Mehr Stellplätze nur nach neuer Bürgerbeteiligung

Prinzipiell sei eine Umgestaltung der Grünflächen für mehr Stellplätze möglich, sagt die Ministeriumssprecherin. Jedoch brauche das ein ergänzendes Planfeststellungsverfahren, um mögliche Betroffenheiten von öffentlichen oder privaten Belangen zu prüfen. Überhaupt sieht das Ministerium derzeit noch keinen Grund, die Anlage zu erweitern. „Eine belastbare Bewertung der Auslastung der beiden Rastanlagen Tümmelsberg ist wenige Tage nach der Eröffnung noch nicht möglich“, sagt Hellmann. Auch die Auslastung umliegender Rastplätze müsse in die Analyse einfließen.
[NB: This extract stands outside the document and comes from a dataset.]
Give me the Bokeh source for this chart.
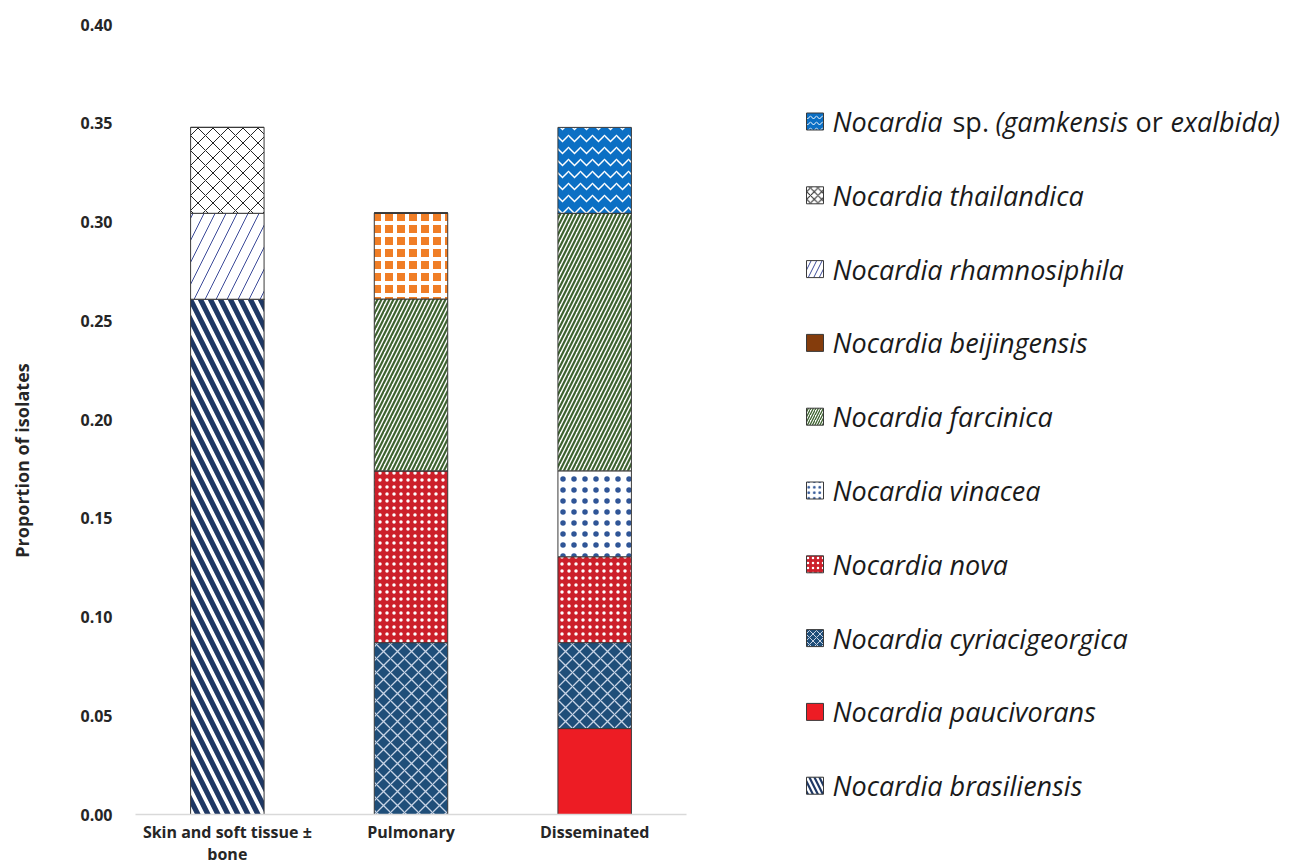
import math
from bokeh.plotting import figure
from bokeh.layouts import row
from bokeh.models import (Range1d, ColumnDataSource, FactorRange, NumeralTickFormatter,
                          FixedTicker)
from bokeh.core.properties import value
from bokeh.embed import file_html
from bokeh.resources import INLINE

# ---------------- data ----------------
categories = ["Skin and soft tissue \u00b1\nbone", "Pulmonary", "Disseminated"]
y_ticks = [0.00, 0.05, 0.10, 0.15, 0.20, 0.25, 0.30, 0.35, 0.40]
y_title = "Proportion of isolates"

# stack order, bottom to top
species = ["brasiliensis", "paucivorans", "cyriacigeorgica", "nova", "vinacea",
           "farcinica", "beijingensis", "rhamnosiphila", "thailandica", "sp"]

brasiliensis    = [0.2609, 0.0,    0.0]
paucivorans     = [0.0,    0.0,    0.0435]
cyriacigeorgica = [0.0,    0.0870, 0.0435]
nova            = [0.0,    0.0870, 0.0435]
vinacea         = [0.0,    0.0,    0.0435]
farcinica       = [0.0,    0.0870, 0.1304]
beijingensis    = [0.0,    0.0435, 0.0]
rhamnosiphila   = [0.0435, 0.0,    0.0]
thailandica     = [0.0435, 0.0,    0.0]
sp              = [0.0,    0.0,    0.0435]

# legend, top to bottom
legend_species = ["sp", "thailandica", "rhamnosiphila", "beijingensis", "farcinica",
                  "vinacea", "nova", "cyriacigeorgica", "paucivorans", "brasiliensis"]
legend_names = ["", "thailandica", "rhamnosiphila", "beijingensis", "farcinica",
                "vinacea", "nova", "cyriacigeorgica", "paucivorans", "brasiliensis"]

# ---------------- styles ----------------
style = {
    "brasiliensis":    dict(fill="#1f3864", hp="\\", hc="white",   hs=20, hw=3.8),
    "paucivorans":     dict(fill="#ed1c24", hp=" ",  hc="white",   hs=10, hw=1.0),
    "cyriacigeorgica": dict(fill="#1f4e79", hp="x",  hc="#c8d4e6", hs=14, hw=1.3),
    "nova":            dict(fill="#cc1f2a", hp=".",  hc="white",   hs=7,  hw=2.5),
    "vinacea":         dict(fill="white",   hp=".",  hc="#2f5597", hs=11, hw=0.5),
    "farcinica":       dict(fill="white",   hp="/",  hc="#3e6330", hs=8,  hw=2.2),
    "beijingensis":    dict(fill="#f07e26", hp="+",  hc="white",   hs=12, hw=4.0),
    "rhamnosiphila":   dict(fill="white",   hp="/",  hc="#3b4a99", hs=22, hw=1.0),
    "thailandica":     dict(fill="white",   hp="x",  hc="#222222", hs=15, hw=1.0),
    "sp":              dict(fill="#0b6fc4", hp="v",  hc="white",   hs=12, hw=1.5),
}

FONT = "Open Sans"
TXT = "#262626"

# page geometry (pixels)
FIG_H = 867
FRAME_TOP = 24
FRAME_BOTTOM = 814
FRAME_LEFT = 135
FRAME_W = 551
TITLE_W = 40
MAIN_W = 690 - TITLE_W
LEG_W = 598

common_borders = dict(min_border_top=FRAME_TOP, min_border_bottom=FIG_H - FRAME_BOTTOM)

# ---------------- y-axis title panel ----------------
tp = figure(width=TITLE_W, height=FIG_H, x_range=Range1d(0, TITLE_W),
            y_range=Range1d(FRAME_BOTTOM, FRAME_TOP), min_border_left=0, min_border_right=0,
            x_axis_location=None, y_axis_location=None,
            output_backend="svg", toolbar_location=None, tools="", **common_borders)
tp.outline_line_color = None
tp.xgrid.grid_line_color = None
tp.ygrid.grid_line_color = None
tp.text(x=[21], y=[460], text=[y_title], angle=math.pi / 2, text_align="center",
        text_baseline="middle", text_font=value(FONT), text_font_style="bold",
        text_font_size="18px", text_color=TXT)

# ---------------- main chart ----------------
source = ColumnDataSource(dict(cat=categories,
                               brasiliensis=brasiliensis, paucivorans=paucivorans,
                               cyriacigeorgica=cyriacigeorgica, nova=nova, vinacea=vinacea,
                               farcinica=farcinica, beijingensis=beijingensis,
                               rhamnosiphila=rhamnosiphila, thailandica=thailandica, sp=sp))

p = figure(x_range=FactorRange(factors=categories), y_range=Range1d(0, 0.40),
           width=MAIN_W, height=FIG_H, min_border_left=FRAME_LEFT - TITLE_W,
           min_border_right=690 - FRAME_LEFT - FRAME_W,
           output_backend="svg", toolbar_location=None, tools="", **common_borders)

p.vbar_stack(species, x="cat", width=0.40, source=source,
             fill_color=[style[s]["fill"] for s in species],
             hatch_pattern=[style[s]["hp"] for s in species],
             hatch_color=[style[s]["hc"] for s in species],
             hatch_scale=[style[s]["hs"] for s in species],
             hatch_weight=[style[s]["hw"] for s in species],
             line_color="#3a3a3a", line_width=1)

p.x_range.range_padding = 0
p.outline_line_color = None
p.xgrid.grid_line_color = None
p.ygrid.grid_line_color = None

p.yaxis.ticker = FixedTicker(ticks=y_ticks)
p.yaxis.formatter = NumeralTickFormatter(format="0.00")
p.yaxis.axis_line_color = None
p.yaxis.major_tick_line_color = None
p.yaxis.minor_tick_line_color = None
p.yaxis.major_label_standoff = 17
p.yaxis.major_label_text_font = FONT
p.yaxis.major_label_text_font_style = "bold"
p.yaxis.major_label_text_font_size = "16px"
p.yaxis.major_label_text_color = TXT

p.xaxis.axis_line_color = "#d9d9d9"
p.xaxis.axis_line_width = 1.5
p.xaxis.major_tick_line_color = None
p.xaxis.minor_tick_line_color = None
p.xaxis.major_label_standoff = 0
p.xaxis.major_label_text_font = FONT
p.xaxis.major_label_text_font_style = "bold"
p.xaxis.major_label_text_font_size = "16px"
p.xaxis.major_label_text_line_height = 1.0
p.xaxis.major_label_text_color = TXT

# ---------------- legend panel (coordinates in page pixels) ----------------
lg = figure(width=LEG_W, height=FIG_H,
            x_range=Range1d(690, 690 + LEG_W), y_range=Range1d(FRAME_BOTTOM, FRAME_TOP),
            min_border_left=0, min_border_right=0,
            x_axis_location=None, y_axis_location=None,
            output_backend="svg", toolbar_location=None, tools="", **common_borders)
lg.outline_line_color = None
lg.xgrid.grid_line_color = None
lg.ygrid.grid_line_color = None

row_y = [121 + i * 73.8 for i in range(len(legend_species))]
sq = ColumnDataSource(dict(
    x=[814.5] * len(legend_species), y=row_y,
    fill=["#843c0c" if s == "beijingensis" else style[s]["fill"] for s in legend_species],
    hp=[" " if s == "beijingensis" else style[s]["hp"] for s in legend_species],
    hc=[style[s]["hc"] for s in legend_species],
    hs=[max(5, style[s]["hs"] * 0.5) for s in legend_species],
    hw=[max(1, style[s]["hw"] * 0.6) for s in legend_species],
))
lg.scatter("x", "y", source=sq, marker="square", size=17,
           fill_color="fill", hatch_pattern="hp", hatch_color="hc",
           hatch_scale="hs", hatch_weight="hw", line_color="#3a3a3a", line_width=1)

LFS = "27px"
it_x = [832, 995, 1170] + [832] * 9
it_y = [row_y[0]] * 3 + row_y[1:]
it_t = ["Nocardia", "(gamkensis", "exalbida)"] + ["Nocardia " + n for n in legend_names[1:]]
lg.text(x=it_x, y=it_y, text=it_t, text_font=value(FONT), text_font_style="italic",
        text_font_size=LFS, text_color="#1a1a1a", text_baseline="middle")
lg.text(x=[952, 1135], y=[row_y[0], row_y[0]], text=["sp.", "or"], text_font=value(FONT),
        text_font_style="normal", text_font_size=LFS, text_color="#1a1a1a",
        text_baseline="middle")

layout = row(tp, p, lg)
open("out.html", "w").write(file_html(layout, INLINE))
Insbesondere sei dabei der geplante Autohof Rüdersdorf mit einer Kapazität von zirka 50 Lkw-Stellplätzen zu berücksichtigen, den ein privater Investor in einem Gewerbegebiet bei Pörsdorf (Landkreis Greiz) bauen wolle. Autohöfe sind nicht direkt von der Autobahn befahrbar, sondern liegen nur wenige Meter von Anschlussstellen entfernt. Sie müssen rund um die Uhr eine Tankstelle und Imbissversorgung bieten, zudem tagsüber ein umfassendes Speisenangebot und sanitäre Einrichtungen vorhalten. Ob sich nach dessen Eröffnung noch ein erhöhter Bedarf für die Rast­anlagen Tümmelsberg ergibt, ist offen.
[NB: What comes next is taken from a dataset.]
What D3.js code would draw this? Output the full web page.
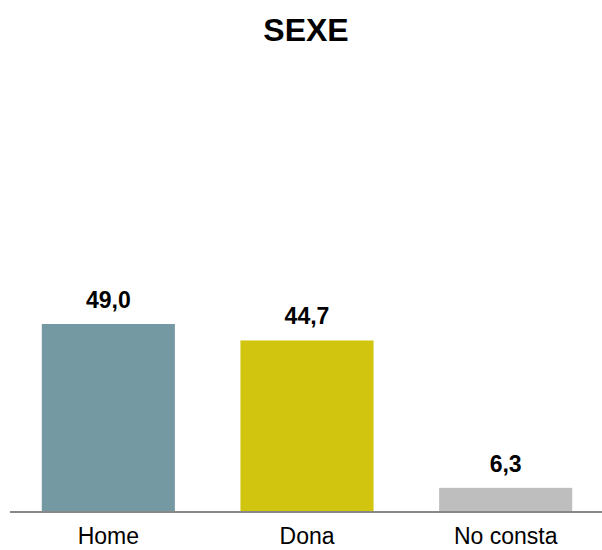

Derzeit ermittelt die Bundesanstalt für Straßenwesen auf der Basis der Ergebnisse der im Jahr 2018 durchgeführten bundesweiten Erfassung der Stellplatzkapazitäten den Bedarf an zusätzlichen Plätzen. „Die Ergebnisse liegen noch nicht vor“, sagt Hellmann.
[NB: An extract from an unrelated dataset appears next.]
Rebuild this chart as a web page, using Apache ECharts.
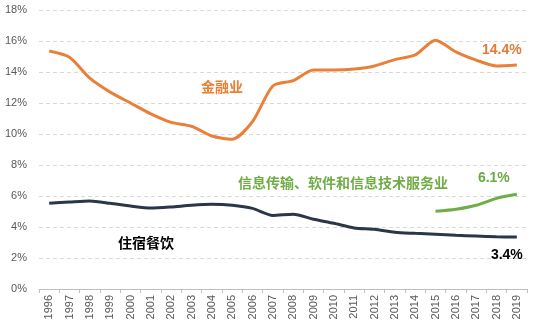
<!DOCTYPE html>
<html><head><meta charset="utf-8">
<script src="https://cdn.jsdelivr.net/npm/echarts@6/dist/echarts.min.js"></script>
<style>html,body{margin:0;padding:0;background:#fff}#c{width:539px;height:332px}</style>
</head><body><div id="c"></div>
<script>
var years = ['1996','1997','1998','1999','2000','2001','2002','2003','2004','2005','2006','2007','2008','2009','2010','2011','2012','2013','2014','2015','2016','2017','2018','2019'];
var finance = [15.35,14.95,13.6,12.7,12.0,11.3,10.75,10.5,9.87,9.66,10.8,13.1,13.44,14.13,14.13,14.19,14.39,14.8,15.1,16.05,15.3,14.77,14.39,14.45];
var lodging = [5.53,5.61,5.68,5.53,5.35,5.22,5.29,5.4,5.46,5.4,5.2,4.75,4.82,4.5,4.24,3.94,3.85,3.66,3.59,3.53,3.46,3.42,3.37,3.35];
var it = [null,null,null,null,null,null,null,null,null,null,null,null,null,null,null,null,null,null,null,5.01,5.14,5.4,5.85,6.11];
var yTicks = [0,2,4,6,8,10,12,14,16,18];
var endLabels = {finance:'14.4%', lodging:'3.4%', it:'6.1%'};

function mk(arr, text, color, lineColor, offset){
  return {type:'line', data:arr, smooth:0.25, showSymbol:false, symbol:'none',
    lineStyle:{color:lineColor, width:3}, itemStyle:{color:lineColor}, emphasis:{disabled:true},
    endLabel:{show:true, formatter:text, color:color, fontWeight:'bold', fontSize:14, fontFamily:'Liberation Sans',
      distance:0, align:'center', verticalAlign:'middle', offset:offset}};
}
var chart = echarts.init(document.getElementById('c'));
chart.setOption({
  animation:false,
  grid:{left:39, right:12, top:10, bottom:43},
  xAxis:{type:'category', data:years, boundaryGap:true,
    axisLine:{lineStyle:{color:'#BFBFBF'}},
    axisTick:{show:true, alignWithLabel:false, lineStyle:{color:'#BFBFBF'}, length:4},
    axisLabel:{rotate:90, color:'#595959', fontSize:11, fontFamily:'Liberation Sans', margin:6}},
  yAxis:{type:'value', min:yTicks[0], max:yTicks[yTicks.length-1], interval:2,
    axisLine:{show:false}, axisTick:{show:false},
    axisLabel:{formatter:'{value}%', color:'#595959', fontSize:11, fontFamily:'Liberation Sans', margin:12},
    splitLine:{lineStyle:{color:'#D9D9D9', type:[4,3]}}},
  series:[
    mk(finance, endLabels.finance, '#E07B39', '#E8803A', [-15,-15]),
    mk(lodging, endLabels.lodging, '#000', '#2B3648', [-10,18]),
    mk(it, endLabels.it, '#6AAA45', '#70AD47', [-23,-16])
  ],
  graphic:[
    {type:'text', left:201, top:80, style:{text:'金融业', fill:'#ED7D31', font:'bold 14px "Noto Sans CJK SC"'}},
    {type:'text', left:238, top:176, style:{text:'信息传输、软件和信息技术服务业', fill:'#70AD47', font:'bold 14px "Noto Sans CJK SC"'}},
    {type:'text', left:118, top:236, style:{text:'住宿餐饮', fill:'#000', font:'bold 14px "Noto Sans CJK SC"'}}
  ]
});
</script></body></html>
Ungeachtet dessen läuft das Planfeststellungsverfahren für die beiden Rastplätze „Pfingsttal“ (Fahrtrichtung Dresden zwischen Anschlussstelle Apolda und Magdala) sowie „Amselberg“ (Fahrtrichtung Frankfurt zwischen Bucha und Magdala). Offenbar haben die Planer gelernt. 40 Lkw-Stellplätze soll es auf jeder der beiden Anlagen geben – in Summe also mehr als dreimal so viele wie am Tümmelsberg in Ostthüringen.